Yes. Thank you, operator. We’ll finish up here and obviously follow-up individually with investors and analysts. But it’s just in our wrap up, I would say that with respect to the quarter, it was a solid quarter, obviously affected by storm Uri to the extent of sort of $65 million of OpEx.
Our product markets are well in recovery and demand is now allowing us to run full with the margins that you’re seeing on the screen.

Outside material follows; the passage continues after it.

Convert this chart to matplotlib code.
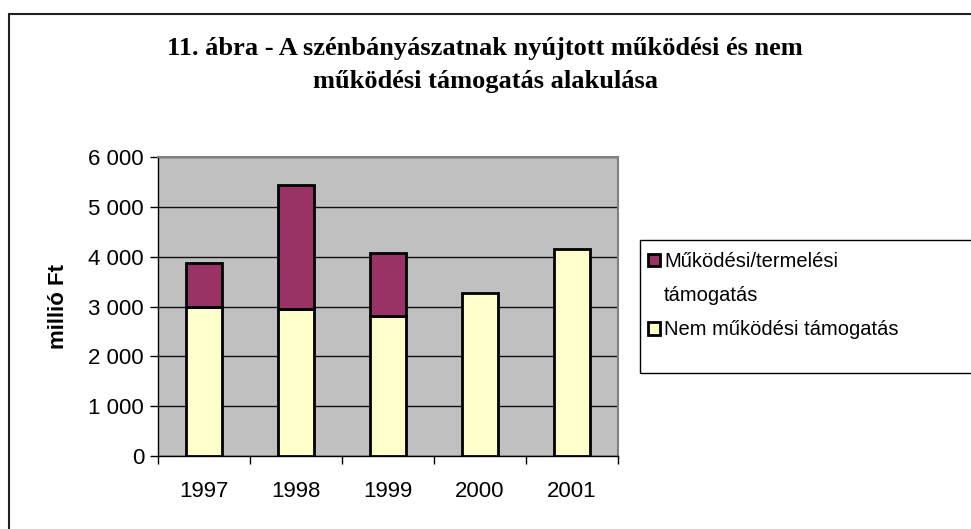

So, we’re pleased with what we’re seeing, recovery wise, reopening wise and demand wise. The lubricants business is really hitting on all cylinders. It’s right markets and right geography. And what I mean by that is, our market really covers a lot of these commodities that are being produced and in short supply, such as lumber, and deep into the Canadian sort of commodity markets. Also, we weren’t affected by the storms and others were.
So, we really are doing quite well, both in our base oil business and in our finished products business. But obviously, what’s in front of us right now is Puget Sound, Puget Sound and Puget Sound. And we’ve got a lot of focus on it.
We’re really excited about it. It was important to enough to us to do that deal and maintain our investment-grade credit rating that we’re willing to do something we really didn’t want to do with respect to our dividend. But we think it’s right for the long-term and right for the value creation of the Company.
So with that, we’ll wrap up, and thank you very much for your participation.
Thank you. This does conclude today’s teleconference. Please disconnect your lines at this time. Have a wonderful day.